The catalytic pyrolysis of corncob residues and pubescens was carried out using HZSM-5 and alkalis-treated HZSM-5 as catalysts. HZSM-5 treated with different alkalis (TPAOH and a mixture of NaOH and Na2CO3) to get TPHZSM-5 and DHZSM-5. It was shown that the acid sites of the DHZSM-5 and TPHZSM-5 catalyst decreased compared to pristine HZSM-5. The hierarchical structures combining micro- and meso- porosity was formed in DHZSM-5, which was more conducive to promoting the formation of mono-phenols.

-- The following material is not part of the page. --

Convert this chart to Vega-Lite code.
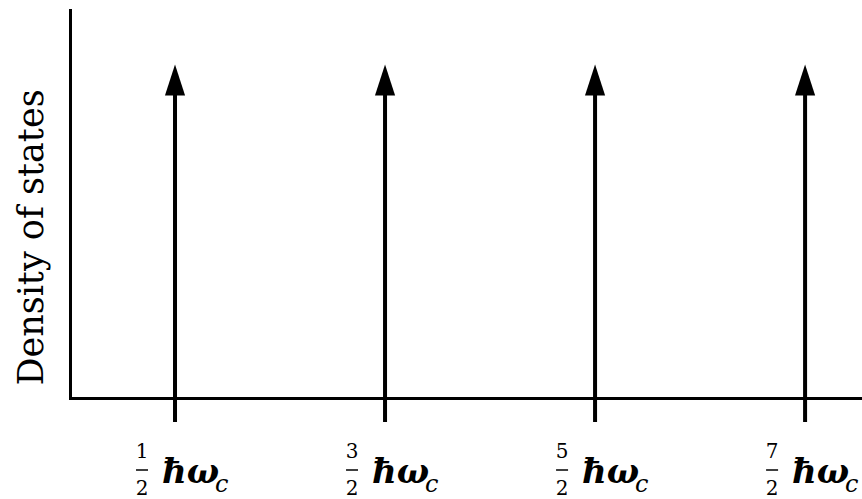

However, the pore size of the catalyst decreased and the strength strong acid site increased with TPAOH treatment, which was beneficial for promoting C-O bond cleavage and generating more monocyclic aromatic hydrocarbons (MAHs). Under the same conditions, HZSM-5 was most beneficial for improving the yield of bio-oil (45.9 wt% of corncob residues and 52.0 wt% of pubescens). Analysis of the bio-oil showed that the catalytic pyrolysis of biomass over HZSM-5 achieved the highest PAHs yield (31.45 % from corncob residues and 18.38 % from pubescens), while TPHZSM-5 obtained the highest MAHs yield (5.92 % from corncob residues and 2.03 % from pubescens). However, DHZSM-5 catalyst appeared to have no significant effect on the increase of MAHs and PAHs yield, which may be attributed to its promotion of secondary polymerization of pyrolysis products. Additionally, the catalyst promoted the secondary cracking of pyrolysis vapor and reduced the average molecular weight (Mn) of the bio-oil. DHZSM-5 and TPHZSM-5 catalysts offered significant potential for the valorization of lignin, facilitating the production of value-added mono-phenolic compounds, MAHs, and high-quality fuels.